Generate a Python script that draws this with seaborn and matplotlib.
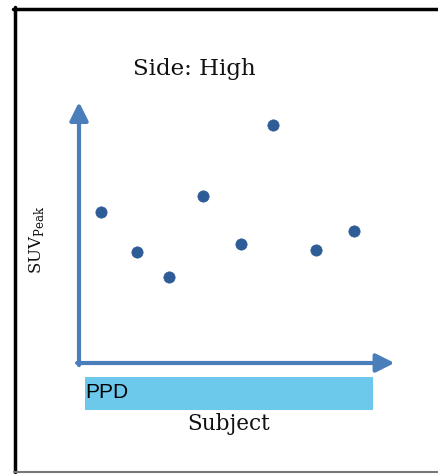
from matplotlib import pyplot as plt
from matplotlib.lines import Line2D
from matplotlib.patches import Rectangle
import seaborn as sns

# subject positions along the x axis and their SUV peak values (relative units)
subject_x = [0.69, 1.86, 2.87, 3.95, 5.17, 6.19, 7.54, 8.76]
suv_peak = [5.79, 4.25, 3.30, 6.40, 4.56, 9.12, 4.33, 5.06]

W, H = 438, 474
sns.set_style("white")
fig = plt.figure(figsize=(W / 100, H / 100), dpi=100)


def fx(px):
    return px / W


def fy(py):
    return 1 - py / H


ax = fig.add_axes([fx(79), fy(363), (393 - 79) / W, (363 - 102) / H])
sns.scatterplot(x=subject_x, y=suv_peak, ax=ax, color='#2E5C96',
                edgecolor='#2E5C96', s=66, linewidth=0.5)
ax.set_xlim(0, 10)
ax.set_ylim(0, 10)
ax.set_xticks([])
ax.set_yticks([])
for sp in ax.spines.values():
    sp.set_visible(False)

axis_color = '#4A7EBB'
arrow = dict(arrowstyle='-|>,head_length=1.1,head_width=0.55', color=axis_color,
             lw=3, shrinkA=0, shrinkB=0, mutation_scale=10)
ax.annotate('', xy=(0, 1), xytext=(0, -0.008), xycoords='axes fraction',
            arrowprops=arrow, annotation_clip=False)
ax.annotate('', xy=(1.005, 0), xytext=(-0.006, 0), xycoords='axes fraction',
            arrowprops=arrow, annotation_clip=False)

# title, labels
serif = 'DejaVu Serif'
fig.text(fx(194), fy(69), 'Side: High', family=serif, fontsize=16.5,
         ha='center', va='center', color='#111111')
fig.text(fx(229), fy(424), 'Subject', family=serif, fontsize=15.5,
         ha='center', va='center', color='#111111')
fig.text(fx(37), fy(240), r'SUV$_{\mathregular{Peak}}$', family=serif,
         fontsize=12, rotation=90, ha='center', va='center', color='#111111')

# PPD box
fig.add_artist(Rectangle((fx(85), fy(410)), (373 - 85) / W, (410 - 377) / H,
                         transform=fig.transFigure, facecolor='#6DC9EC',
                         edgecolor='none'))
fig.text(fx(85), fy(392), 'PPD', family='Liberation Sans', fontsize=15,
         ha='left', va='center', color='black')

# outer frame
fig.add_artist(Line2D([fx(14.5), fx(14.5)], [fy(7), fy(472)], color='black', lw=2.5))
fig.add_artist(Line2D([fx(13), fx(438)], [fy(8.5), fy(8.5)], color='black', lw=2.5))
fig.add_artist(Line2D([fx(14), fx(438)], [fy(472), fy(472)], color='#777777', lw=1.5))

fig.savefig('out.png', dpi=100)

⁂

Repeat only the lines between the start of the data and the line with "return 1 - py / H", including those two lines, and skip the pictures.

_Full solution_.
Generate a Python script that draws this with seaborn and matplotlib.
from matplotlib import pyplot as plt
from matplotlib.lines import Line2D
from matplotlib.patches import Rectangle
import seaborn as sns

# subject positions along the x axis and their SUV peak values (relative units)
subject_x = [0.69, 1.86, 2.87, 3.95, 5.17, 6.19, 7.54, 8.76]
suv_peak = [5.79, 4.25, 3.30, 6.40, 4.56, 9.12, 4.33, 5.06]

W, H = 438, 474
sns.set_style("white")
fig = plt.figure(figsize=(W / 100, H / 100), dpi=100)


def fx(px):
    return px / W


def fy(py):
    return 1 - py / H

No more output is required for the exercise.